Abstract

The 2010/2011 floods in Queensland, Australia inflicted significant damages to government's critical infrastructures, private properties and businesses reaching an estimated amount of AU$16 billion. Mitigating the devastating effects of floods to the community and critical infrastructures entails competing financial requirements at the different levels of government. Hence, the main objective of this study was to examine the financial optimality of disaster risk reduction measures by integrating Markov decision processes (MDP for short) with geographic information system (GIS).

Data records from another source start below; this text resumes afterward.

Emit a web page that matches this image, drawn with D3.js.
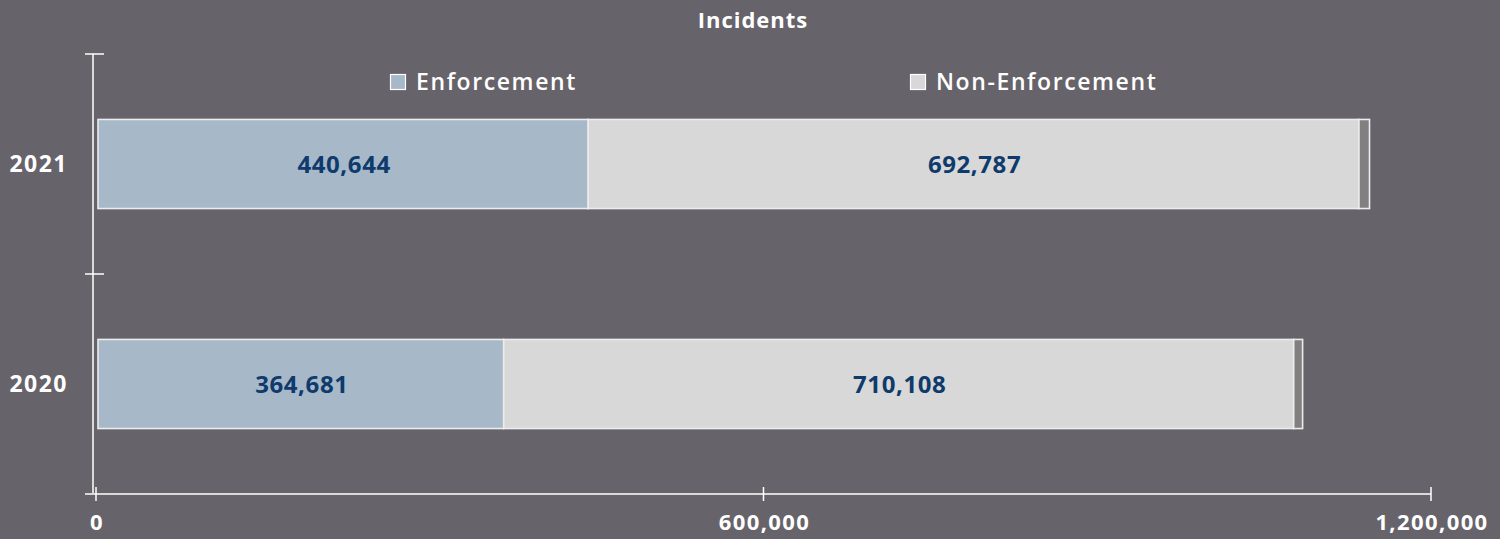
<!DOCTYPE html>
<html>
<head>
<meta charset="utf-8">
<script src="https://cdn.jsdelivr.net/npm/d3@7/dist/d3.min.js"></script>
<style>
  html, body { margin: 0; padding: 0; background: #67636a; }
  svg { display: block; }
  text { font-family: "Open Sans", "DejaVu Sans", sans-serif; }
</style>
</head>
<body>
<svg id="chart" width="1500" height="539"></svg>
<script>
const title = "Incidents";
const categories = ["2021", "2020"];
const seriesNames = ["Enforcement", "Non-Enforcement", "Other"];
const enforcement = [440644, 364681];
const nonEnforcement = [692787, 710108];
const other = [9500, 8000];
const xTicks = [0, 600000, 1200000];
const legendNames = ["Enforcement", "Non-Enforcement"];

const colors = { "Enforcement": "#a7b8c9", "Non-Enforcement": "#d8d8d8", "Other": "#808080" };

const svg = d3.select("#chart");

const x = d3.scaleLinear().domain([0, 1200000]).range([96, 1431]);
const y = d3.scaleBand().domain(categories).range([54, 494]).paddingInner(0.595).paddingOuter(0.2975);

// title
svg.append("text").attr("x", 753).attr("y", 28).attr("text-anchor", "middle")
  .attr("fill", "#ffffff").attr("font-weight", 700).attr("font-size", 22).attr("letter-spacing", 1)
  .text(title);

// legend
const legendX = [390, 910];
legendNames.forEach((n, i) => {
  const g = svg.append("g").attr("transform", `translate(${legendX[i]},74)`);
  g.append("rect").attr("x", 0.5).attr("y", 0.5).attr("width", 15).attr("height", 15)
    .attr("fill", colors[n]).attr("stroke", "#ffffff").attr("stroke-width", 1.2);
  g.append("text").attr("x", 26).attr("y", 16).attr("fill", "#ffffff")
    .attr("font-weight", 600).attr("font-size", 23).attr("letter-spacing", 1.6).text(n);
});

// stacked data
const rows = categories.map((c, i) => ({ cat: c, "Enforcement": enforcement[i], "Non-Enforcement": nonEnforcement[i], "Other": other[i] }));
const stack = d3.stack().keys(seriesNames)(rows);

const bars = svg.append("g");
stack.forEach(layer => {
  bars.selectAll(null).data(layer).enter().append("rect")
    .attr("x", d => x(d[0]) + 2)
    .attr("y", d => y(d.data.cat))
    .attr("width", d => x(d[1]) - x(d[0]))
    .attr("height", y.bandwidth())
    .attr("fill", colors[layer.key])
    .attr("stroke", "#ececec").attr("stroke-width", 1.6);
});

// data labels
stack.slice(0, 2).forEach(layer => {
  svg.append("g").selectAll("text").data(layer).enter().append("text")
    .attr("x", d => (x(d[0]) + x(d[1])) / 2 + 3)
    .attr("y", d => y(d.data.cat) + y.bandwidth() / 2 + 9)
    .attr("text-anchor", "middle")
    .attr("fill", "#0e3a6c").attr("font-weight", 700).attr("font-size", 24).attr("letter-spacing", 0.6)
    .text(d => d3.format(",")(d.data[layer.key]));
});

// y axis
const yAxisX = 93;
svg.append("line").attr("x1", yAxisX).attr("x2", yAxisX).attr("y1", 54).attr("y2", 494)
  .attr("stroke", "#d9d9d9").attr("stroke-width", 2);
const yBounds = [54, ...categories.map(c => y(c) + y.bandwidth() + y.step() * y.paddingInner() / 2)].slice(0, categories.length);
yBounds.forEach(v => {
  svg.append("line").attr("x1", 85).attr("x2", 104).attr("y1", v).attr("y2", v)
    .attr("stroke", "#ffffff").attr("stroke-width", 1.5);
});
categories.forEach(c => {
  svg.append("text").attr("x", 68).attr("y", y(c) + y.bandwidth() / 2 + 8)
    .attr("text-anchor", "end").attr("fill", "#ffffff")
    .attr("font-weight", 700).attr("font-size", 23).attr("letter-spacing", 1.5).text(c);
});

// x axis
const xAxisY = 494;
svg.append("line").attr("x1", 85).attr("x2", x(1200000)).attr("y1", xAxisY).attr("y2", xAxisY)
  .attr("stroke", "#d9d9d9").attr("stroke-width", 2);
xTicks.forEach(t => {
  svg.append("line").attr("x1", x(t)).attr("x2", x(t)).attr("y1", 487).attr("y2", 501)
    .attr("stroke", "#ffffff").attr("stroke-width", 1.5);
});
svg.append("g").selectAll("text").data(xTicks).enter().append("text")
  .attr("x", d => x(d) + 1).attr("y", 530).attr("text-anchor", "middle")
  .attr("fill", "#ffffff").attr("font-weight", 700).attr("font-size", 22).attr("letter-spacing", 1.4)
  .text(d => d3.format(",")(d));
</script>
</body>
</html>
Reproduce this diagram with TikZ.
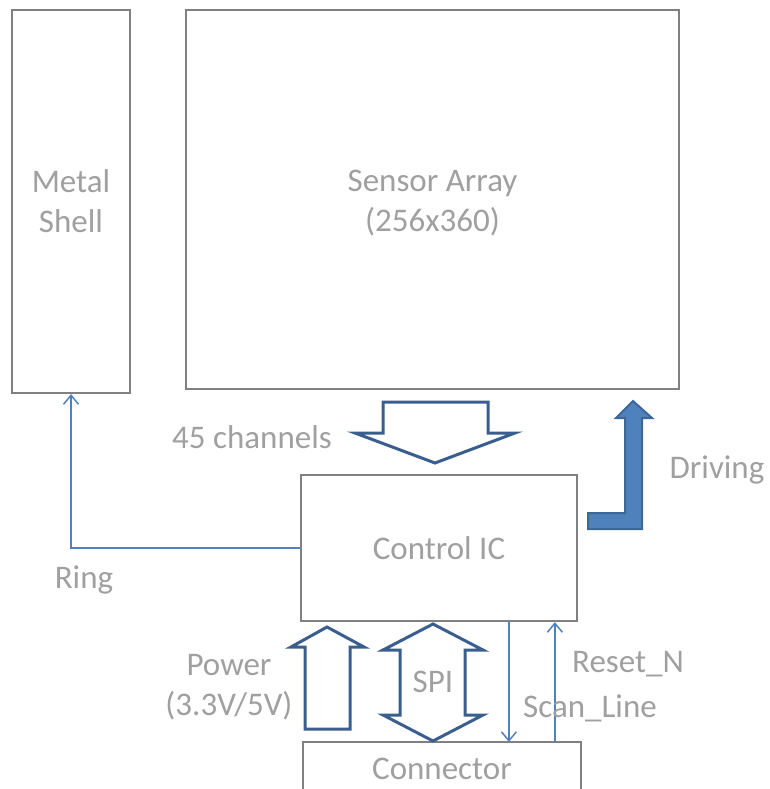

Conducted in the core suburbs of Brisbane City, we organised the MDP variables using the following: 1) flood risk levels as the states of the urban system; 2) Queensland's disaster risk reduction measures as the action variables; 3) percentage of government expenditures by disaster risk reduction category as the state transition probabilities; 4) total lost earnings to businesses affected by the flood events as the reward variables; and 5) the weighted average riskless rate of return, the weighted average rate of return, and rate of return for a riskier asset as discounting factors. We analysed 36 MDP scenarios at four-level iteration and then calculated the expectimax values to find the optimal policy. The results from the analyses revealed that the Commonwealth government optimised the use of its natural disaster risk reduction expenditures to recovery while the State government focused on mitigation. When both government expenditures combined, the mitigation measure was identified as the optimum natural disaster risk reduction policy. The methodology presented in this study allowed a spatial representation and computationally feasible integration of complex flood disaster risk model with government expenditures and business earnings. The insights from this integrated approach emphasise the viability of finding optimum expenditures, and re-examine if necessary, in implementing natural disaster risk reduction policies and climate adaptation strategies.